Here’s a quote from their CEO:
With regards to PBNA, we continue to optimize the portfolio. So we should probably be thinking about a few more quarters where we will continue to see volume decisions that, again, we’re trying to maximize units and transactions. And we’re trying to continue to optimize the margin of the business.
Furthermore, if and when we go into a recession and consumer income becomes more stressed, I expect the convenience store channel to see some stress as well. Although revenue was up 8% in foods and 5% in beverages, historically the company has seen this channel experience stressors with higher gas prices and tighter spending.
Conclusion
PEP is a global company that has faced years of adversity and managed to grow its income due to its pricing power. In the last 6 months, the stock’s price has fallen due to controversy surrounding weight-loss drugs and rising interest rates, making it a buy. Even though I consider the business to be highly resistant to economic downturns, I suspect the company will continue to face headwinds going forward because of elevated inflation and tighter consumer spending. Additionally, if rates continue to rise, I expect PEP’s price to decline due to negative market sentiment and their historically low yield. If so, that would give investors an even better opportunity to dollar-cost average into this stellar stock and give them a great margin of safety also. Those with a long-term outlook should buy PEP and add on any signs of share price weakness.

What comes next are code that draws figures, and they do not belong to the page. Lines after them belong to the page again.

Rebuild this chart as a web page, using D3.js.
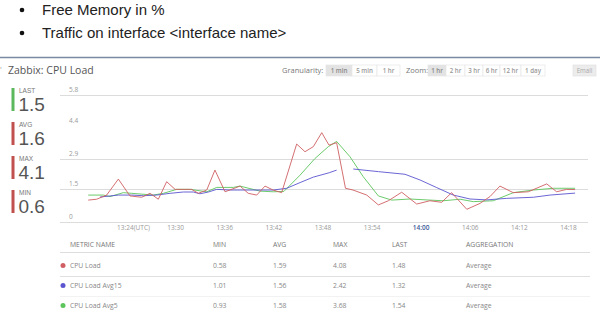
<!DOCTYPE html>
<html><head><meta charset="utf-8">
<script src="https://cdn.jsdelivr.net/npm/d3@7"></script>
<style>
html,body{margin:0;padding:0;background:#fff;}
svg{display:block;}
</style></head>
<body>
<svg id="c" width="600" height="313"></svg>
<script>
// ---------- data ----------
const bulletItems = ["Free Memory in %", "Traffic on interface <interface name>"];
const chartTitle = "Zabbix: CPU Load";
const granularityOptions = ["1 min", "5 min", "1 hr"];
const zoomOptions = ["1 hr", "2 hr", "3 hr", "6 hr", "12 hr", "1 day"];

const statLabels = ["LAST", "AVG", "MAX", "MIN"];
const statValues = ["1.5", "1.6", "4.1", "0.6"];
const statColors = ["#5cb85c", "#c0504d", "#c0504d", "#c0504d"];

const yTickValues = [0, 1.5, 2.9, 4.4, 5.8];
const yTickLabels = ["0", "1.5", "2.9", "4.4", "5.8"];
const yGridValues = [0, 1.5, 2.9, 5.8];

const xTickTimes = ["13:24", "13:30", "13:36", "13:42", "13:48", "13:54", "14:00", "14:06", "14:12", "14:18"];
const xTickLabels = ["13:24(UTC)", "13:30", "13:36", "13:42", "13:48", "13:54", "14:00", "14:06", "14:12", "14:18"];

const seriesNames = ["CPU Load", "CPU Load Avg15", "CPU Load Avg5"];
const seriesColors = ["#cf5f63", "#5b55cf", "#5cc55c"];
const tableMin = ["0.58", "1.01", "0.93"];
const tableAvg = ["1.59", "1.56", "1.58"];
const tableMax = ["4.08", "2.42", "3.68"];
const tableLast = ["1.48", "1.32", "1.54"];
const tableAgg = ["Average", "Average", "Average"];

const loadTimes = ["13:19:23","13:20:25","13:21:38","13:23:04","13:24:29","13:25:55","13:26:56","13:27:57","13:28:58","13:30:00",
  "13:32:02","13:32:50","13:33:52","13:34:52","13:36:06","13:37:56","13:38:56","13:39:58","13:40:59","13:41:58",
  "13:43:01","13:44:51","13:45:52","13:46:53","13:47:55","13:48:48","13:49:44","13:50:49","13:51:44","13:53:25",
  "13:54:50","13:56:03","13:57:41","13:59:31","14:01:08","14:02:34","14:03:47","14:05:38","14:07:15","14:08:28",
  "14:09:41","14:11:19","14:13:09","14:15:24","14:16:37","14:17:50","14:18:52"];
const loadValues = [1.00,1.04,1.23,1.96,1.19,1.13,1.31,1.04,1.84,1.49,
  1.49,1.31,1.46,2.37,1.38,1.64,1.31,1.23,1.64,1.46,
  1.34,3.56,3.21,3.44,4.08,3.51,3.62,1.54,1.46,1.23,
  0.78,0.97,1.36,0.82,0.97,0.90,1.34,0.58,0.85,1.16,
  1.64,1.34,1.38,1.74,1.38,1.49,1.48];

const avg15Times = ["13:20:49","13:23:04","13:24:42","13:26:07","13:27:45","13:29:23","13:31:00","13:32:13","13:33:02","13:34:04",
  "13:35:05","13:36:43","13:40:22","13:42:00","13:43:38","13:45:16","13:46:53","13:48:50","13:49:44","13:50:45",
  "13:51:46","13:54:50","13:58:05","13:59:55","14:01:58","14:03:59","14:06:02","14:08:04","14:10:31","14:13:46",
  "14:15:48","14:18:52"];
const avg15Values = [1.14,1.23,1.23,1.20,1.23,1.31,1.37,1.37,1.29,1.37,
  1.49,1.46,1.46,1.46,1.54,1.80,2.05,2.25,2.37,null,
  2.42,2.30,2.18,1.92,1.57,1.23,1.05,1.01,1.08,1.13,
  1.23,1.32];

const avg5Times = ["13:19:23","13:21:14","13:22:03","13:23:40","13:24:42","13:27:20","13:28:34","13:30:11","13:31:49","13:33:52",
  "13:35:05","13:37:07","13:37:56","13:40:22","13:42:00","13:43:18","13:45:16","13:47:05","13:48:43","13:49:44",
  "13:51:22","13:52:59","13:54:50","13:56:28","13:58:42","14:01:08","14:02:46","14:04:49","14:06:26","14:08:52",
  "14:11:19","14:13:46","14:16:13","14:18:52"];
const avg5Values = [1.23,1.23,1.16,1.34,1.31,1.23,1.31,1.49,1.49,1.38,
  1.58,1.58,1.64,1.41,1.38,1.40,2.14,2.90,3.44,3.68,
  2.98,2.07,1.19,1.00,1.05,1.00,0.97,1.04,0.93,0.97,
  1.34,1.46,1.54,1.54];

// ---------- drawing ----------
const svg = d3.select("#c");
const font = "'Open Sans', 'Noto Sans', sans-serif";

// bullets
bulletItems.forEach((t, i) => {
  const y = 15 + i * 23;
  svg.append("circle").attr("cx", 22).attr("cy", y - 5).attr("r", 2.3).attr("fill", "#111");
  svg.append("text").attr("x", 42).attr("y", y).attr("font-family", "'Liberation Sans', Arial, sans-serif")
    .attr("font-size", 15).attr("fill", "#222").text(t);
});
svg.append("line").attr("x1", 0).attr("x2", 600).attr("y1", 57.5).attr("y2", 57.5)
  .attr("stroke", "#7a8aa3").attr("stroke-width", 1.5);

// title
svg.append("text").attr("x", 8).attr("y", 74).attr("font-family", font).attr("font-size", 10.5)
  .attr("fill", "#555").text(chartTitle);
svg.append("text").attr("x", 0).attr("y", 72).attr("font-family", font).attr("font-size", 8)
  .attr("fill", "#999").text("'");

// controls
const ctrlFont = 6.2;
svg.append("text").attr("x", 282).attr("y", 73).attr("font-family", font).attr("font-size", 7.5)
  .attr("fill", "#777").text("Granularity:");
const granX = [326, 352, 377, 400];
granularityOptions.forEach((o, i) => {
  svg.append("rect").attr("x", granX[i]).attr("y", 65).attr("width", granX[i+1]-granX[i]).attr("height", 11)
    .attr("fill", i === 0 ? "#e3e3e3" : "#fff").attr("stroke", "#e6e6e6").attr("stroke-width", 0.7);
  svg.append("text").attr("x", (granX[i]+granX[i+1])/2).attr("y", 72.6).attr("text-anchor", "middle")
    .attr("font-family", font).attr("font-size", ctrlFont).attr("font-weight", 600)
    .attr("fill", i === 0 ? "#888" : "#999").text(o);
});
svg.append("text").attr("x", 406).attr("y", 73).attr("font-family", font).attr("font-size", 7.5)
  .attr("fill", "#777").text("Zoom:");
const zoomX = [428, 446, 465, 483, 500, 521, 545];
zoomOptions.forEach((o, i) => {
  svg.append("rect").attr("x", zoomX[i]).attr("y", 65).attr("width", zoomX[i+1]-zoomX[i]).attr("height", 11)
    .attr("fill", i === 0 ? "#e3e3e3" : "#fff").attr("stroke", "#e6e6e6").attr("stroke-width", 0.7);
  svg.append("text").attr("x", (zoomX[i]+zoomX[i+1])/2).attr("y", 72.6).attr("text-anchor", "middle")
    .attr("font-family", font).attr("font-size", ctrlFont).attr("font-weight", 600)
    .attr("fill", i === 0 ? "#888" : "#999").text(o);
});
svg.append("rect").attr("x", 573).attr("y", 65).attr("width", 23).attr("height", 11).attr("fill", "#ececec")
  .attr("stroke", "#e2e2e2").attr("stroke-width", 0.7);
svg.append("text").attr("x", 584.5).attr("y", 72.6).attr("text-anchor", "middle").attr("font-family", font)
  .attr("font-size", ctrlFont).attr("fill", "#aaa").text("Email");

// stats panel
statLabels.forEach((l, i) => {
  const y0 = 88 + i * 34;
  svg.append("rect").attr("x", 11.5).attr("y", y0).attr("width", 3).attr("height", 23).attr("fill", statColors[i]);
  svg.append("text").attr("x", 19).attr("y", y0 + 4.8).attr("font-family", "'Liberation Sans', Arial, sans-serif")
    .attr("font-size", 6.5).attr("fill", "#777").text(l);
  svg.append("text").attr("x", 18.5).attr("y", y0 + 23).attr("font-family", "'Liberation Sans', Arial, sans-serif")
    .attr("font-size", 19).attr("fill", "#555").text(statValues[i]);
});

// scales
const parseT = d3.timeParse("%H:%M:%S");
const parseHM = d3.timeParse("%H:%M");
const x = d3.scaleTime().domain([parseHM("13:24"), parseHM("14:18")]).range([126, 568]);
const y = d3.scaleLinear().domain([0, 5.8]).range([222, 95]);

// gridlines
svg.append("g").selectAll("line").data(yGridValues).join("line")
  .attr("x1", 60).attr("x2", 588).attr("y1", d => Math.round(y(d)) + 0.5).attr("y2", d => Math.round(y(d)) + 0.5)
  .attr("stroke", "#dcdcdc").attr("stroke-width", 1);

// y labels
svg.append("g").selectAll("text").data(yTickValues).join("text")
  .attr("x", 69).attr("y", d => y(d) - 3).attr("font-family", font).attr("font-size", 6.5)
  .attr("fill", "#999").text((d, i) => yTickLabels[i]);

// x axis
const xAxis = d3.axisBottom(x).tickValues(xTickTimes.map(parseHM))
  .tickFormat((d, i) => xTickLabels[i]).tickSize(0).tickPadding(0);
const gx = svg.append("g").attr("transform", "translate(0,225)").call(xAxis);
gx.select(".domain").remove();
gx.selectAll("text").attr("font-family", font).attr("font-size", 6.5)
  .attr("dy", "0.71em")
  .attr("fill", (d, i) => i === 6 ? "#3c5a9a" : "#999")
  .attr("font-weight", (d, i) => i === 6 ? 600 : 400);
gx.selectAll("text").filter((d, i) => i === 0).attr("dx", 7);

// lines
const line = d3.line().defined(d => d[1] !== null).x(d => x(d[0])).y(d => y(d[1]));
const seriesData = [
  d3.zip(loadTimes.map(parseT), loadValues),
  d3.zip(avg15Times.map(parseT), avg15Values),
  d3.zip(avg5Times.map(parseT), avg5Values)
];
[2, 1, 0].forEach(i => {
  svg.append("path").datum(seriesData[i]).attr("d", line).attr("fill", "none")
    .attr("stroke", seriesColors[i]).attr("stroke-width", 1).attr("stroke-opacity", 0.9);
});

// table
const cols = [70, 213, 273, 333, 392, 466];
const headers = ["METRIC NAME", "MIN", "AVG", "MAX", "LAST", "AGGREGATION"];
headers.forEach((h, i) => {
  svg.append("text").attr("x", cols[i]).attr("y", 247).attr("font-family", font).attr("font-size", 6.8)
    .attr("fill", "#777").text(h);
});
svg.append("line").attr("x1", 60).attr("x2", 590).attr("y1", 252.5).attr("y2", 252.5).attr("stroke", "#ddd");
seriesNames.forEach((n, i) => {
  const ry = 268 + i * 20;
  svg.append("circle").attr("cx", 63).attr("cy", ry - 2.5).attr("r", 2.5).attr("fill", seriesColors[i]);
  const row = [n, tableMin[i], tableAvg[i], tableMax[i], tableLast[i], tableAgg[i]];
  row.forEach((v, j) => {
    svg.append("text").attr("x", cols[j]).attr("y", ry).attr("font-family", font).attr("font-size", 6.8)
      .attr("fill", "#888").text(v);
  });
  if (i < 2) {
    svg.append("line").attr("x1", 60).attr("x2", 590).attr("y1", ry + 8.5).attr("y2", ry + 8.5)
      .attr("stroke", i === 0 ? "#e0e0e0" : "#f2f2f2");
  }
});
</script>
</body></html>
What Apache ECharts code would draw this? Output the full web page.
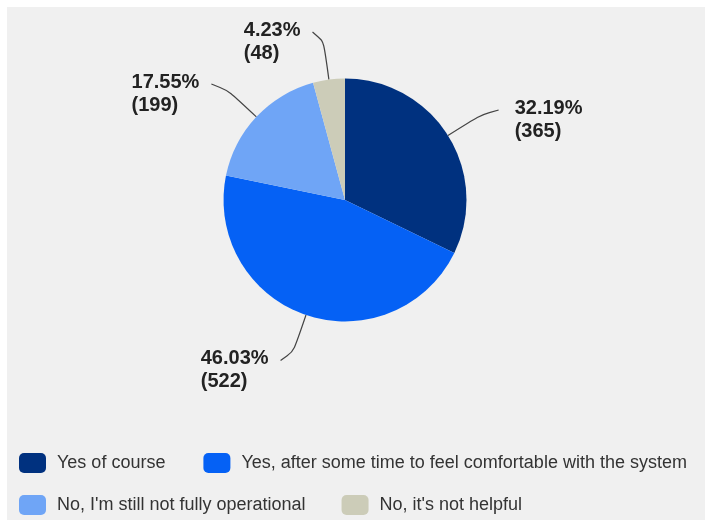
<!DOCTYPE html>
<html>
<head>
<meta charset="utf-8">
<script src="https://cdn.jsdelivr.net/npm/echarts@6/dist/echarts.min.js"></script>
<style>
  html, body { margin: 0; padding: 0; background: #ffffff; }
  #chart { width: 705px; height: 520px; }
</style>
</head>
<body>
<div id="chart"></div>
<script>
// Survey answers and their response counts
const categories = [
  'Yes of course',
  'Yes, after some time to feel comfortable with the system',
  "No, I'm still not fully operational",
  "No, it's not helpful"
];
const counts = [365, 522, 199, 48];
const colors = ['#00317f', '#0561f5', '#6fa5f6', '#ccccb8'];

const FONT = '"Liberation Sans", Arial, sans-serif';

const chart = echarts.init(document.getElementById('chart'), null, { renderer: 'canvas' });

const legendText = { fontFamily: FONT, fontSize: 18, color: '#333333', lineHeight: 20, padding: [0, 0, 0, 6] };

chart.setOption({
  animation: false,
  backgroundColor: '#ffffff',
  color: colors,
  graphic: [{
    type: 'rect',
    left: 7, top: 7,
    shape: { width: 698, height: 513 },
    style: { fill: '#f0f0f0' },
    silent: true,
    z: -10
  }],
  legend: [
    {
      data: categories.slice(0, 2),
      orient: 'horizontal',
      left: 19, top: 453,
      padding: 0,
      itemWidth: 27, itemHeight: 20, itemGap: 38,
      icon: 'roundRect',
      selectedMode: false,
      textStyle: legendText
    },
    {
      data: categories.slice(2, 4),
      orient: 'horizontal',
      left: 19, top: 495,
      padding: 0,
      itemWidth: 27, itemHeight: 20, itemGap: 36,
      icon: 'roundRect',
      selectedMode: false,
      textStyle: legendText
    }
  ],
  series: [{
    type: 'pie',
    center: [345, 200],
    radius: 121.5,
    startAngle: 90,
    clockwise: true,
    avoidLabelOverlap: false,
    percentPrecision: 2,
    itemStyle: { borderWidth: 0 },
    emphasis: { disabled: true },
    label: {
      show: true,
      position: 'outside',
      formatter: '{d}%\n({c})',
      fontFamily: FONT,
      fontSize: 20,
      fontWeight: 'bold',
      color: '#222222',
      lineHeight: 23
    },
    labelLine: {
      show: true,
      length: 48,
      length2: 10,
      smooth: 1,
      lineStyle: { color: '#444444', width: 1.2 }
    },
    // Left-aligned text block beside the leader line end, first line level with it
    labelLayout: function (params) {
      const pts = params.labelLinePoints;
      if (!pts) { return {}; }
      const end = pts[2];
      const right = end[0] >= pts[1][0];
      const w = params.labelRect ? params.labelRect.width : 0;
      return {
        x: right ? end[0] + 16 : end[0] - 12 - w,
        y: end[1] - 2 + 11.5,
        align: 'left',
        verticalAlign: 'middle',
        labelLinePoints: pts
      };
    },
    data: categories.map(function (name, i) {
      return { name: name, value: counts[i] };
    })
  }]
});
</script>
</body>
</html>
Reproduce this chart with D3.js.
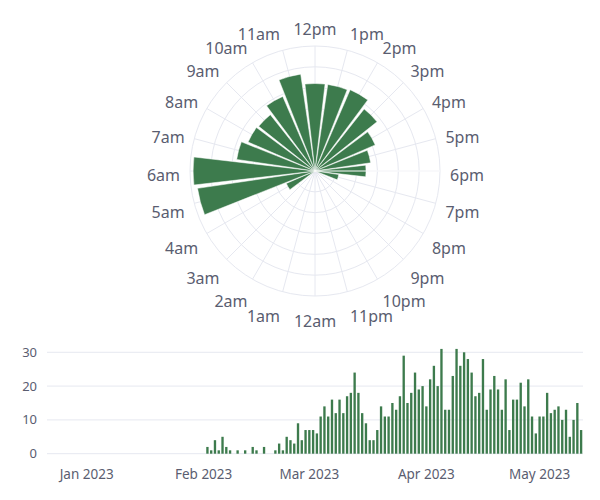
<!DOCTYPE html>
<html>
<head>
<meta charset="utf-8">
<script src="https://cdn.jsdelivr.net/npm/d3@7"></script>
<style>
  body { margin: 0; background: #fff; }
  svg { display: block; font-family: "Noto Sans", sans-serif; }
</style>
</head>
<body>
<svg id="chart" width="600" height="500"></svg>
<script>
// hour of day -> count (index 0 = 12am)
var hourLabels = ["12am","1am","2am","3am","4am","5am","6am","7am","8am","9am","10am","11am",
                  "12pm","1pm","2pm","3pm","4pm","5pm","6pm","7pm","8pm","9pm","10pm","11pm"];
var hourCounts = [0,0,0,0,30,114,117,76,70,69,78,94,
                  84,84,85,76,63,54,49,23,0,0,0,0];
var radialTicks = [20,40,60,80,100,120];

// daily counts, one per day starting at startDate
var startDate = "2022-12-22";
var decCounts = [0,0,0,0,0,0,0,0,0,0];
var janCounts = [0,0,0,0,0,0,0,0,0,0,0,0,0,0,0,0,0,0,0,0,0,0,0,0,0,0,0,0,0,0,0];
var febCounts = [0,2,1,4,1,5,2,1,0,1,0,1,0,2,1,0,2,0,0,1,3,1,5,4,3,9,4,7];
var marCounts = [7,7,6,11,14,11,16,12,16,12,17,18,24,18,12,9,4,4,7,14,11,11,15,13,17,29,15,18,24,19,20];
var aprCounts = [14,22,26,20,31,13,13,23,31,26,30,28,24,17,18,28,13,19,23,19,13,22,7,16,16,21,14,22,11,6];
var mayCounts = [11,11,18,12,13,14,10,13,5,10,15,7];
var monthTicks = ["2023-01-01","2023-02-01","2023-03-01","2023-04-01","2023-05-01"];
var countTicks = [0,10,20,30];

var green = "#3d7b4d";
var gridColor = "#e6e8f0";
var textColor = "#5a5d70";

var svg = d3.select("#chart");

// ---------- polar chart ----------
var cx = 315, cy = 171, R = 125;
var rScale = d3.scaleLinear().domain([0, 120]).range([0, R]);
var step = 2 * Math.PI / 24;
function hourAngle(h) { return ((h + 12) % 24) * step; }

var polar = svg.append("g").attr("transform", "translate(" + cx + "," + cy + ")");

polar.selectAll(".ring")
    .data(radialTicks)
    .enter().append("circle")
    .attr("r", function(d) { return rScale(d); })
    .attr("fill", "none")
    .attr("stroke", gridColor)
    .attr("stroke-width", 1);

polar.selectAll(".spoke")
    .data(hourLabels)
    .enter().append("line")
    .attr("x1", 0).attr("y1", 0)
    .attr("x2", function(d, i) { return R * Math.sin(hourAngle(i)); })
    .attr("y2", function(d, i) { return -R * Math.cos(hourAngle(i)); })
    .attr("stroke", gridColor)
    .attr("stroke-width", 1);

var arc = d3.arc()
    .innerRadius(0)
    .outerRadius(function(d) { return rScale(d.value); })
    .startAngle(function(d) { return hourAngle(d.hour) - step * 0.44; })
    .endAngle(function(d) { return hourAngle(d.hour) + step * 0.44; });

polar.selectAll(".wedge")
    .data(hourCounts.map(function(v, i) { return {hour: i, value: v}; }).filter(function(d) { return d.value > 0; }))
    .enter().append("path")
    .attr("d", arc)
    .attr("fill", green)
    .attr("stroke", "#fff")
    .attr("stroke-width", 0.5);

// radial axis line drawn above the bars
polar.append("line")
    .attr("x1", 0).attr("y1", 0)
    .attr("x2", rScale(120)).attr("y2", 0)
    .attr("stroke", "#fff")
    .attr("stroke-width", 1);

var labelR = R + 10;
polar.selectAll(".hourLabel")
    .data(hourLabels)
    .enter().append("text")
    .attr("x", function(d, i) { return labelR * Math.sin(hourAngle(i)); })
    .attr("y", function(d, i) {
        var c = Math.cos(hourAngle(i));
        return -labelR * c - c * 11 + 4;
    })
    .attr("dy", "0.35em")
    .attr("text-anchor", function(d, i) {
        var s = Math.sin(hourAngle(i));
        return s > 0.01 ? "start" : (s < -0.01 ? "end" : "middle");
    })
    .attr("font-size", 16)
    .attr("fill", textColor)
    .text(function(d) { return d; });

// ---------- daily bar chart ----------
var counts = decCounts.concat(janCounts, febCounts, marCounts, aprCounts, mayCounts);
var parse = d3.utcParse("%Y-%m-%d");
var day0 = parse(startDate);
var daily = counts.map(function(v, i) { return {date: d3.utcDay.offset(day0, i), value: v}; });

var x = d3.scaleUtc()
    .domain([d3.utcHour.offset(daily[0].date, -12), d3.utcHour.offset(daily[daily.length - 1].date, 12)])
    .range([47, 583]);
var y = d3.scaleLinear().domain([0, 32.6]).range([453.7, 343.5]);

var bars = svg.append("g");

bars.selectAll(".grid")
    .data(countTicks)
    .enter().append("line")
    .attr("x1", 47).attr("x2", 583)
    .attr("y1", function(d) { return y(d); })
    .attr("y2", function(d) { return y(d); })
    .attr("stroke", gridColor)
    .attr("stroke-width", 1);

var dayW = x(d3.utcDay.offset(day0, 1)) - x(day0);
var barW = dayW * 0.62;

bars.selectAll(".bar")
    .data(daily.filter(function(d) { return d.value > 0; }))
    .enter().append("rect")
    .attr("x", function(d) { return x(d.date) - barW / 2; })
    .attr("y", function(d) { return y(d.value); })
    .attr("width", barW)
    .attr("height", function(d) { return y(0) - y(d.value); })
    .attr("fill", green);

bars.selectAll(".ylab")
    .data(countTicks)
    .enter().append("text")
    .attr("x", 37)
    .attr("y", function(d) { return y(d); })
    .attr("dy", "0.35em")
    .attr("text-anchor", "end")
    .attr("font-size", 13)
    .attr("fill", textColor)
    .text(function(d) { return d; });

var fmt = d3.utcFormat("%b %Y");
bars.selectAll(".xlab")
    .data(monthTicks.map(parse))
    .enter().append("text")
    .attr("x", function(d) { return x(d); })
    .attr("y", 479)
    .attr("text-anchor", "middle")
    .attr("font-size", 13.5)
    .attr("fill", textColor)
    .text(function(d) { return fmt(d); });
</script>
</body>
</html>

Analyst’s Disclosure: I/we have no stock, option or similar derivative position in any of the companies mentioned, but may initiate a beneficial Long position through a purchase of the stock, or the purchase of call options or similar derivatives in PEP over the next 72 hours. I wrote this article myself, and it expresses my own opinions. I am not receiving compensation for it (other than from Seeking Alpha). I have no business relationship with any company whose stock is mentioned in this article.